As a teenager myself, it was painful to watch friends fall into temptations they once shamed. It hurt to hear stories of a Muslim group bashing another for being more successful.
It especially pained me to see knowledge go down the drain, and with it, its carriers.
None of it made sense to me and all I wanted was to be around real people, people who valued Islam and its teachings.
I sought honesty, respect, and happiness.
And so, I prayed for it.
I asked for a group of people who could lead me to the right path, people who I could point to and say “that’s who I want to be like.” I asked for a place where I didn’t feel like a stranger, for a place filled with only benevolence, a place that would bring me no harm.
Alhamdulillah, for my prayers were heard and I so quickly found what I was looking for and much more.
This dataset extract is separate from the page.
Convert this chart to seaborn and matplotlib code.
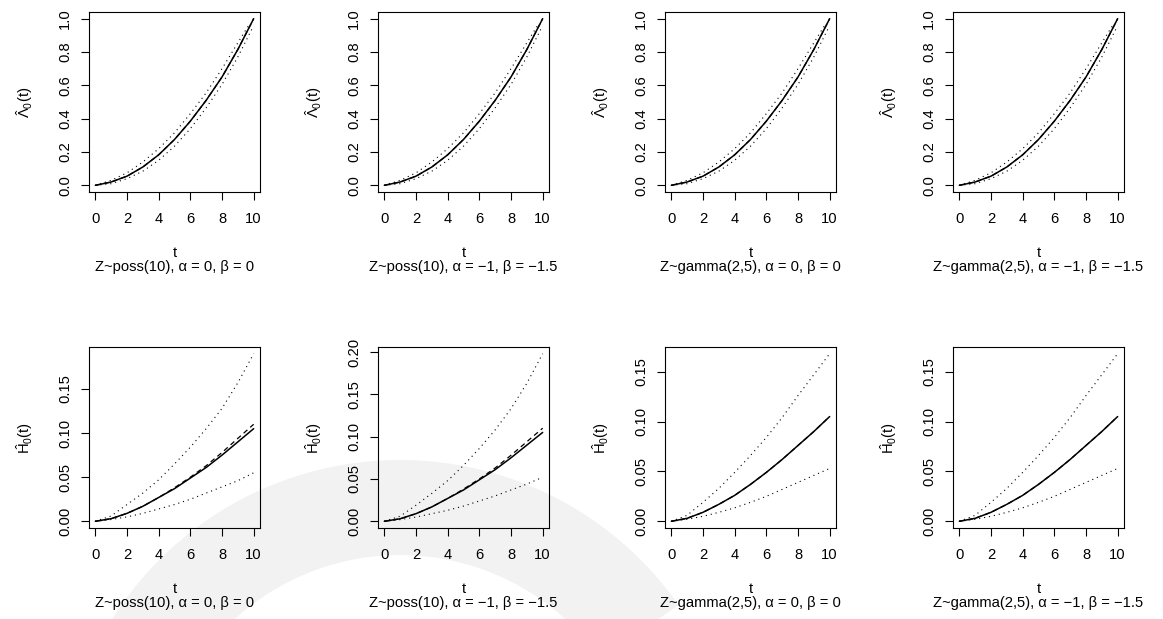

I’d heard about Utopia-Boston before, but besides its name, I knew nothing about it.
I had recently become acquainted with one of its mentors. Interestingly enough, she wasn’t Muslim herself, but it was clear the organization had a great impact on her (as it eventually would on me). She’d told me to join as an assistant mentor and that she knew I would love it; she was right.
It has been over a year since I joined and I’ve never been so attached to anything so quickly. My usual cautious conscience was almost completely silenced by my second semester. I’d already felt like I had a second family, a second home. Nothing was more comforting than feeling like I belonged.
I now have people to look up to and learn from. I don’t think I’ve ever met a group of mentors who conveyed all of the morals and values one should seek.
From Br. Nabil, I learned leadership, from Nabeel, modesty, from Sr. Nargess, kindness, from Sr. Myriem, strength, from Neda, patience, from Sr. Amirah, dedication, from Sr. Nadia, creativity, and from Br. Ehab, I saw the beauty of Islam and the Quran.
That’s what I aspire to be like.
The most important lesson I’ve learned since joining however, is to keep faith and trust in Allah, and make duaa always, for if your intentions are clear, InshaAllah so will be your path.